[Above: Ghazl el-Mahalla strike leader Tarek Amin (R) talking to Nagy Rashad (L), one of the leaders of the 2007 Grain Mills occupations in Cairo and Giza, on the need to coordinate the efforts to establish independent unions in Egypt]
Some might have regarded last Thursday’s meeting at the Center for Socialist Studies as a regular public meeting, but it was not. The meeting included some of the most hardcore fighters in the labor movement today, and a clear call was put forward from the leaders of the independent General Union of Real Estate Tax Collectors to the labor leaders in the traditional hotbeds of militancy in Mahalla, Steel Mills, Railways (in addition to other activists present who led heroic strikes in their workplaces), to push forward for free unions in their sectors.
The fight for free unions which started in January 2007, was to only escalate in 2008, with the tax collectors establishing the first independent trade union in the history of the country in 51 years.
A major point of strength for the tax collectors was their united leadership. The Higher Committee for the Real Estate Tax Collectors’ Strike which led the victorious 2007 protests, included both independents and those who were organized in political parties, but they were, again, united. With the exception of one member who was a source of great troubles both during the 2007 strike and during the 2008 free union building process, conducting provocation on behalf of the state-backed General Federation of Trade Unions (no need to mention his name, coz he’s been rightly sidelined by the other leaders in the fall of 2008), all committee members worked very harmoniously.

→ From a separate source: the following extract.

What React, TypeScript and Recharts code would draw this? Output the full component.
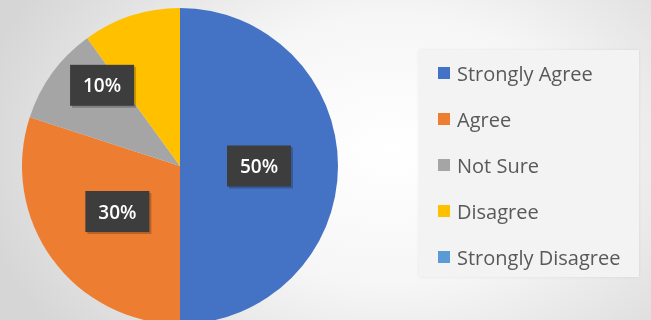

This may be partially due to their personalities, but more importantly this was the result of months and months of work and coordination with a struggle on the ground that was filtering out the good from the bad apples.
This is not the case unfortunately in other sectors (some of which are about to embrace a storm of strikes and others already have witnessed industrial actions). And this is a huge challenge that is not impossible to overcome it, I believe. There are ongoing efforts to resolve the “issues” between the different strike leaders, and from what I’m seeing, there is great progress. But the thing that will filter out, again, the good from bad apples and show the workers on the floor who’s worthy of leadership, will only be struggles from below… ie, strikes.. And it’s those strikes that finish off the hypocrites and force the sincere organizers to unite.
I’ve come across examples of labor leaders who are just full of shit. They might say the “right thing” when they are being interviewed by the media, posing as militant campaigners for workers’ rights, but then do the total opposite when it’s (the real) show time in the factory.
The labor leaders who convened on Thursday agreed to hold a regular monthly meeting, which is a GREAT MOVE! I’M VERY HAPPY FOR THAT.. The coordination mechanism that is slowly evolving now is different from the previous experiences the Egyptian left tried over the past decade, which took the form of the Workers’ Coordination Committee and other fronts, whose membership hardly included workers! They were activists who were primarily involved in generating solidarity with the workers’ actions. The (mainly media and fund raising) support given by the activists to the strikers proved on a number of occasions to be instrumental in the success of the fight.. But the WCC and other fronts were elitist, lacking any grassroots what so ever in the factories or the civil service. And there is nothing more obscene than seeing a number of the activists involved in these fronts going around claiming to be “strike leaders.” But last Thursday, and without making a media fuss, or putting up names for “fronts” and “committees”, the tax collectors and the participant labor leaders have just sown the seed for what will evolve into a new, independent, free, militant, real Egyptian General Federation of Trade Unions.